The letter (or email) rejecting your review tells you two things that matter more than anything on this page: your deadline and how to elect court if you choose to. Miss the deadline and the fine moves toward enforcement — extra costs, and eventually licence or registration sanctions. Whatever you decide, decide inside the window. In NSW you generally get 28 days from the review decision to elect court; in Victoria it’s also 28 days to pay or elect. Other states set their own windows — the letter is authoritative.
One more thing worth knowing: you generally can’t ask for a second internal review of the same notice. If the rejection felt like a copy-paste form letter that never engaged with your evidence — a common complaint — the formal way to put that evidence in front of a human is court.
Electing court takes the matter to your Local or Magistrates’ Court. You’ll be sent a court attendance notice, typically some weeks later, and a magistrate — often the first person to genuinely examine your evidence — decides the matter. Recent camera-fine cases have been dismissed exactly this way.
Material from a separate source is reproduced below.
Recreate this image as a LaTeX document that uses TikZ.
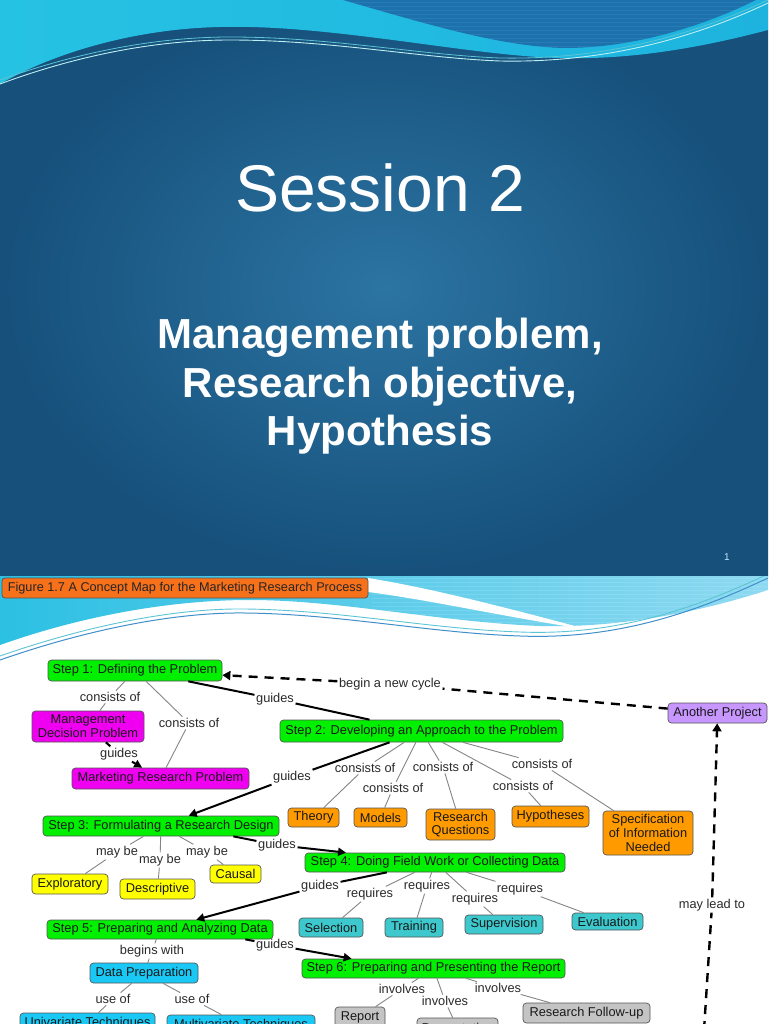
\documentclass[tikz,border=0pt]{standalone}
\usepackage{fontspec}
\setmainfont{Liberation Sans}
\usetikzlibrary{arrows.meta}
\definecolor{topin}{HTML}{2C74A2}
\definecolor{topout}{HTML}{16507B}
\definecolor{cyanL}{HTML}{26C2E3}
\definecolor{cyanR}{HTML}{1DB3DE}
\definecolor{toprt}{HTML}{1B72AD}
\definecolor{lightline}{HTML}{BDEFF3}
\definecolor{cyanbL}{HTML}{2CC0E3}
\definecolor{cyanbR}{HTML}{8ED9F1}
\definecolor{waveblue}{HTML}{3F8FC9}
\definecolor{waveteal}{HTML}{5CC4D4}
\definecolor{stepgreen}{HTML}{00F000}
\definecolor{mag}{HTML}{F000F0}
\definecolor{orng}{HTML}{FF9A00}
\definecolor{lav}{HTML}{C896FF}
\definecolor{yel}{HTML}{FFFF00}
\definecolor{tealc}{HTML}{3CC8CC}
\definecolor{sky}{HTML}{19C8F5}
\definecolor{gry}{HTML}{C4C4C4}
\definecolor{figor}{HTML}{F7701A}
\definecolor{linkgray}{HTML}{858585}
\definecolor{lbltext}{HTML}{2A2A2A}
\definecolor{bordc}{HTML}{555555}
\begin{document}
\begin{tikzpicture}[x=1pt,y=-1pt,
  cbox/.style={rounded corners=3.5pt, draw=bordc, line width=0.7pt, inner sep=1pt, align=center,
    font=\fontsize{12.8}{13.8}\selectfont, text=black!90},
  lbl/.style={font=\fontsize{12.8}{13.5}\selectfont, text=lbltext, inner sep=1.5pt},
  lnk/.style={draw=linkgray, line width=0.9pt},
  gd/.style={draw=black, line width=2pt},
  gdar/.style={draw=black, line width=2pt, -{Triangle[length=8pt,width=8pt]}},
  cyc/.style={draw=black, line width=2.4pt, dash pattern=on 9pt off 7pt},
  cycar/.style={cyc, -{Triangle[length=8pt,width=9pt]}}
]
\useasboundingbox (0,0) rectangle (768,1024);
% ---------------- top slide ----------------
\shade[inner color=topin, outer color=topout] (0,0) rectangle (768,576);
\shade[left color=cyanL, right color=cyanR] (0,0) -- (768,0) -- (768,30)
  .. controls (700,48) and (630,60) .. (560,58)
  .. controls (470,56) and (330,24) .. (220,27)
  .. controls (130,29) and (50,55) .. (0,84) -- cycle;
\begin{scope}
\clip (343,0) .. controls (420,22) and (500,47) .. (565,48)
  .. controls (640,48) and (712,22) .. (756,0) -- cycle;
\fill[toprt] (340,0) rectangle (768,50);
\foreach \yy in {3,7,...,47} \draw[white, opacity=0.07, line width=1pt] (340,\yy) -- (768,\yy);
\end{scope}
\draw[line width=0.9pt, lightline] (0,84) .. controls (70,58) and (150,40) .. (230,40)
  .. controls (330,40) and (420,58) .. (500,61) .. controls (600,63) and (690,40) .. (768,3);
\draw[line width=0.8pt, waveteal] (0,80) .. controls (70,55) and (150,37) .. (230,37)
  .. controls (330,37) and (420,55) .. (500,58) .. controls (600,60) and (690,37) .. (768,0);
\node[font=\fontsize{66}{70}\selectfont, text=white, anchor=base] (title) at (380,212) {Session 2};
\node[font=\bfseries\fontsize{42}{46}\selectfont, text=white, anchor=base] (sub1) at (380,348) {Management problem,};
\node[font=\bfseries\fontsize{42}{46}\selectfont, text=white, anchor=base] (sub2) at (380,397) {Research objective,};
\node[font=\bfseries\fontsize{42}{46}\selectfont, text=white, anchor=base] (sub3) at (380,445) {Hypothesis};
\node[font=\fontsize{10}{12}\selectfont, text=white!75!cyan] (pg) at (727,557) {1};
% ---------------- bottom slide ----------------
\begin{scope}
\clip (0,576) rectangle (768,1024);
\fill[white] (0,576) rectangle (768,1024);
\shade[left color=cyanbL, right color=cyanbR] (0,576) -- (768,576) -- (768,590)
  .. controls (700,612) and (620,628) .. (540,626)
  .. controls (440,622) and (340,600) .. (250,600)
  .. controls (160,600) and (70,620) .. (0,645) -- cycle;
\begin{scope}
\clip (372,576) rectangle (768,630);
\foreach \yy in {578,582,...,630} \draw[white, opacity=0.12, line width=1pt] (372,\yy) -- (768,\yy);
\end{scope}
\fill[white] (368,578) .. controls (430,588) and (500,606) .. (590,630)
  .. controls (500,616) and (430,600) .. (368,592) -- cycle;
\draw[line width=1pt, waveblue] (0,660) .. controls (80,632) and (170,612) .. (245,613)
  .. controls (340,614) and (430,633) .. (520,636) .. controls (620,640) and (700,610) .. (768,578);
\draw[line width=0.9pt, waveteal] (0,656) .. controls (80,628) and (170,608) .. (245,609)
  .. controls (340,610) and (430,629) .. (520,632) .. controls (620,636) and (700,606) .. (768,574);
% figure title
\node[rounded corners=3pt, draw=bordc, line width=0.7pt, fill=figor, minimum width=366pt, minimum height=20pt,
  inner sep=0pt, font=\fontsize{12.7}{14}\selectfont, text=black!85] (fig) at (185,588)
  {Figure 1.7 A Concept Map for the Marketing Research Process};
% ---- concept nodes ----
\node[cbox, fill=stepgreen, minimum width=174pt, minimum height=21pt] (s1) at (135,670.5) {Step 1: Defining the Problem};
\node[cbox, fill=mag, minimum width=112pt, minimum height=31pt] (mdp) at (88,726.5) {Management\\Decision Problem};
\node[cbox, fill=mag, minimum width=177pt, minimum height=21pt] (mrp) at (160.5,778.5) {Marketing Research Problem};
\node[cbox, fill=stepgreen, minimum width=283pt, minimum height=22pt] (s2) at (421.5,731) {Step 2: Developing an Approach to the Problem};
\node[cbox, fill=lav, minimum width=99pt, minimum height=20pt] (ap) at (717.5,713) {Another Project};
\node[cbox, fill=orng, minimum width=51pt, minimum height=19pt] (theory) at (313.5,817.5) {Theory};
\node[cbox, fill=orng, minimum width=53pt, minimum height=19pt] (models) at (380.5,817.5) {Models};
\node[cbox, fill=orng, minimum width=69pt, minimum height=31pt] (rq) at (460.5,824.5) {Research\\Questions};
\node[cbox, fill=orng, minimum width=77pt, minimum height=21pt] (hyp) at (550.5,816.5) {Hypotheses};
\node[cbox, fill=orng, minimum width=90pt, minimum height=44pt] (spec) at (648,833) {Specification\\of Information\\Needed};
\node[cbox, fill=stepgreen, minimum width=236pt, minimum height=20pt] (s3) at (161,826) {Step 3: Formulating a Research Design};
\node[cbox, fill=yel, minimum width=76pt, minimum height=20pt] (expl) at (70,884) {Exploratory};
\node[cbox, fill=yel, minimum width=75pt, minimum height=20pt] (desc) at (157.5,889) {Descriptive};
\node[cbox, fill=yel, minimum width=51pt, minimum height=18pt] (causal) at (235.5,874) {Causal};
\node[cbox, fill=stepgreen, minimum width=260pt, minimum height=19pt] (s4) at (435,862.5) {Step 4: Doing Field Work or Collecting Data};
\node[cbox, fill=tealc, minimum width=64pt, minimum height=19pt] (sel) at (331,927.5) {Selection};
\node[cbox, fill=tealc, minimum width=58pt, minimum height=19pt] (train) at (414,927.5) {Training};
\node[cbox, fill=tealc, minimum width=78pt, minimum height=19pt] (sup) at (504,924.5) {Supervision};
\node[cbox, fill=tealc, minimum width=71pt, minimum height=17pt] (eval) at (607.5,921.5) {Evaluation};
\node[cbox, fill=stepgreen, minimum width=226pt, minimum height=19pt] (s5) at (160,929.5) {Step 5: Preparing and Analyzing Data};
\node[cbox, fill=sky, minimum width=108pt, minimum height=20pt] (dp) at (144,973) {Data Preparation};
\node[cbox, fill=sky, minimum width=135pt, minimum height=20pt] (uni) at (87.5,1023) {Univariate Techniques};
\node[cbox, fill=sky, minimum width=148pt, minimum height=20pt] (multi) at (241,1025) {Multivariate Techniques};
\node[cbox, fill=stepgreen, minimum width=263pt, minimum height=19pt] (s6) at (433.5,968.5) {Step 6: Preparing and Presenting the Report};
\node[cbox, fill=gry, minimum width=50pt, minimum height=20pt] (report) at (360,1017) {Report};
\node[cbox, fill=gry, minimum width=81pt, minimum height=20pt] (pres) at (457.5,1028) {Presentation};
\node[cbox, fill=gry, minimum width=127pt, minimum height=20pt] (rfu) at (586.5,1013) {Research Follow-up};
% ---- labels ----
\node[lbl] (co1) at (110,697) {consists of};
\node[lbl] (co2) at (189,723) {consists of};
\node[lbl] (g0) at (119,754) {guides};
\node[lbl] (g1) at (275,699) {guides};
\node[lbl] (bnc) at (390,684) {begin a new cycle};
\node[lbl] (g2) at (292,777) {guides};
\node[lbl] (co3) at (365,768) {consists of};
\node[lbl] (co4) at (393,788) {consists of};
\node[lbl] (co5) at (443,767) {consists of};
\node[lbl] (co6) at (523,786) {consists of};
\node[lbl] (co7) at (542,764) {consists of};
\node[lbl] (mb1) at (117,852) {may be};
\node[lbl] (mb2) at (160,860) {may be};
\node[lbl] (mb3) at (207,852) {may be};
\node[lbl] (g3) at (277,845) {guides};
\node[lbl] (g4) at (320,886) {guides};
\node[lbl] (rq1) at (370,894) {requires};
\node[lbl] (rq2) at (427,886) {requires};
\node[lbl] (rq3) at (475,899) {requires};
\node[lbl] (rq4) at (520,889) {requires};
\node[lbl] (bw) at (152,951) {begins with};
\node[lbl] (uo1) at (113,999) {use of};
\node[lbl] (uo2) at (192,999) {use of};
\node[lbl] (g5) at (275,945) {guides};
\node[lbl] (inv1) at (402,989) {involves};
\node[lbl] (inv2) at (445,1001) {involves};
\node[lbl] (inv3) at (498,988) {involves};
\node[lbl] (mlt) at (712,905) {may lead to};
\coordinate (mltfoot) at (704,1030);
% ---- connectors ----
\draw[lnk] (s1) -- (co1) -- (mdp);
\draw[lnk] (s1) -- (co2) -- (mrp);
\draw[gd] (mdp) -- (g0);
\draw[gdar] (g0) -- (mrp);
\draw[gd] (s1) -- (g1) -- (s2);
\draw[cyc] (ap) -- (bnc);
\draw[cycar] (bnc) -- (s1);
\draw[gd] (s2) -- (g2);
\draw[gdar] (g2) -- (s3);
\draw[lnk] (s2) -- (co3) -- (theory);
\draw[lnk] (s2) -- (co4) -- (models);
\draw[lnk] (s2) -- (co5) -- (rq);
\draw[lnk] (s2) -- (co6) -- (hyp);
\draw[lnk] (s2) -- (co7) -- (spec);
\draw[lnk] (s3) -- (mb1) -- (expl);
\draw[lnk] (s3) -- (mb2) -- (desc);
\draw[lnk] (s3) -- (mb3) -- (causal);
\draw[gd] ([xshift=-46pt]s3.south east) -- (g3);
\draw[gdar] (g3) -- (s4);
\draw[gd] (s4) -- (g4);
\draw[gdar] (g4) -- (s5);
\draw[lnk] (s4) -- (rq1) -- (sel);
\draw[lnk] (s4) -- (rq2) -- (train);
\draw[lnk] (s4) -- (rq3) -- (sup);
\draw[lnk] (s4) -- (rq4) -- (eval);
\draw[lnk] (s5) -- (bw) -- (dp);
\draw[lnk] (dp) -- (uo1) -- (uni);
\draw[lnk] (dp) -- (uo2) -- (multi);
\draw[gd] ([xshift=-28pt]s5.south east) -- (g5);
\draw[gdar] (g5) -- ([xshift=50pt]s6.north west);
\draw[lnk] (s6) -- (inv1) -- (report);
\draw[lnk] (s6) -- (inv2) -- (pres);
\draw[lnk] (s6) -- (inv3) -- (rfu);
\draw[cyc] (mltfoot) -- (mlt);
\draw[cycar] (mlt) -- (ap);
\end{scope}
\end{tikzpicture}
\end{document}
Before electing, get advice — it’s free: the duty lawyer at court, your state’s Legal Aid, or a community legal centre. A short conversation now beats a bad surprise later. Magistrates can also deal with a proven offence leniently (dismissals and no-conviction outcomes exist in most states), which is worth asking the lawyer about.
We help people fight fines, so believe us when we say this without spin: after a rejected review, paying is often the rational choice. If your grounds were soft to begin with, if the fine is small compared with a day in court, or if you can’t carry the risk of a higher penalty — paying isn’t giving up, it’s good judgment. Payment finalises the matter (any demerit points still apply), and no enforcement costs pile on.
That’s also the honest lesson for next time: the review stage is where most fines are actually won, and the quality of the original review request matters. Strong evidence, tied to a specific ground, in a clear letter — before the first decision — beats anything you can do after it.
If the problem isn’t the fine’s fairness but its size, don’t ignore it — enforcement only makes it bigger. Every state offers ways through:
If a council handled your parking-fine review unfairly — ignored your evidence, missed its own deadlines, applied a blanket "no" policy — you can complain to your state Ombudsman. Be clear-eyed about what this does: the Ombudsman reviews the council’s conduct, not the fine itself, and it won’t pause your payment deadline. But councils have re-opened reviews after Ombudsman scrutiny, and patterns of complaints change behaviour.
Fight My Fine works at the review stage — the free case-strength check and the letter happen before the authority’s first decision, because that’s where the leverage is. We don’t handle court matters, and this page exists because the honest answer after a rejection is sometimes “pay it”. If we rated your dispute Strong and the authority still rejected it in full, our money-back guarantee applies — that’s the deal we made. And if you get another fine someday: check it before you pay it.
Generally no — you get one internal review per notice. An agency may take another look if genuinely new evidence emerges, but you can’t count on it. After a rejection, the formal path to challenge the fine is electing to have it heard in court, within the deadline on your decision letter.
Often not, honestly. Court means time, possible costs, and the court can impose more than the original fine. It makes most sense when your evidence is strong and was clearly never engaged with, or when the stakes are high — for example demerit points that would cost you your licence. For a small fine with soft grounds, paying is usually the rational choice.
It can. The maximum penalty a court can impose is often higher than the original fine, and you can be ordered to pay court costs. On the other hand, court is frequently the first point where a human genuinely examines your evidence, and magistrates can dismiss a matter or deal with it leniently. Get legal advice before electing — a duty lawyer, Legal Aid or a community legal centre can help free of charge.
Yes. Payment finalises the fine, and any demerit points attached to the offence still apply. Paying after a rejected review isn’t giving up — for many people it’s simply the option whose costs and risks are smallest.
Fight My Fine is a self-help tool, not a law firm, and this page is general information, not legal advice. Deadlines and processes vary by state and change over time — your decision letter is always the authoritative source. Court decisions carry real risks and you should get legal advice before electing; Legal Aid and community legal centres offer free help. The issuing authority (or the court) makes the final decision on any matter.